A grande questão que já se observa é que há um desgaste com a figura do Michel Temer, pela impopularidade, pelas denuncias de corrupção. Enfim, esses fatores que envolvem a figura do presidente ilegítimo não podem, para seus articulistas, colocar em risco o curso do Golpe. Então a proposta é trocar e garantir todas as reformas contra o povo.

Que alianças tem sido construídas em nível global na luta contra o sistema capitalista e quais os próximos os dessa luta? Conseguimos enxergar experiências práticas de alternativa ao sistema?

Assim como temos nos esforçado a nível de Brasil em construir alianças para enfrentar de forma unitária e solidária este momento difícil que atravessamos na conjuntura política, através de frentes de luta, estamos em sintonia com outras movimentações de unidade ao redor do globo. Enxergamos em primeiro plano a Via Campesina, como uma grande aliança intercontinental de povos camponeses contra os avanços do capitalismo na agricultura e nos campos, águas e florestas. Outra forte iniciativa recente que merece nossa atenção é a articulação que surge em torno do posicionamento em favor dos pobres sustentada pelo papado de Francisco II, que promove o Encontro Mundial de Movimentos Populares.

O grande o que precisa ser dado é esse, a construção de lutas massivas unitárias a nível global e que consigam realmente se opor e dar respostas às ações de devastação estabelecida de forma cruel pelo sitema capitalista em todo o mundo, não só na apropriação da natureza mas na retirada de direitos e destruição da soberania dos povos.
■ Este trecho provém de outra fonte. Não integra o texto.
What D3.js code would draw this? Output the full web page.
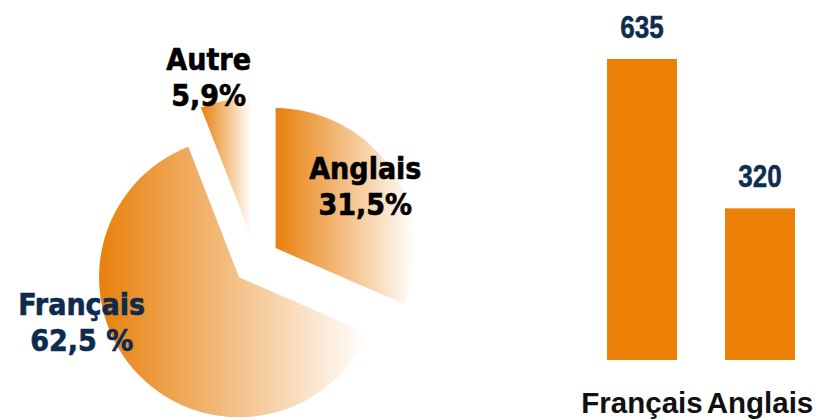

Conseguimos enxergar experiências pontuais que dão o exemplo, a resistência do povo de Cuba, a luta em toda América Latina e no mundo. Apesar de estas experiências acontecerem hoje desarticuladas, o desafio que se coloca é justamente articular as diversas resistências num processo único, numa articulação e ação global que possa enfrentar o capitalismo.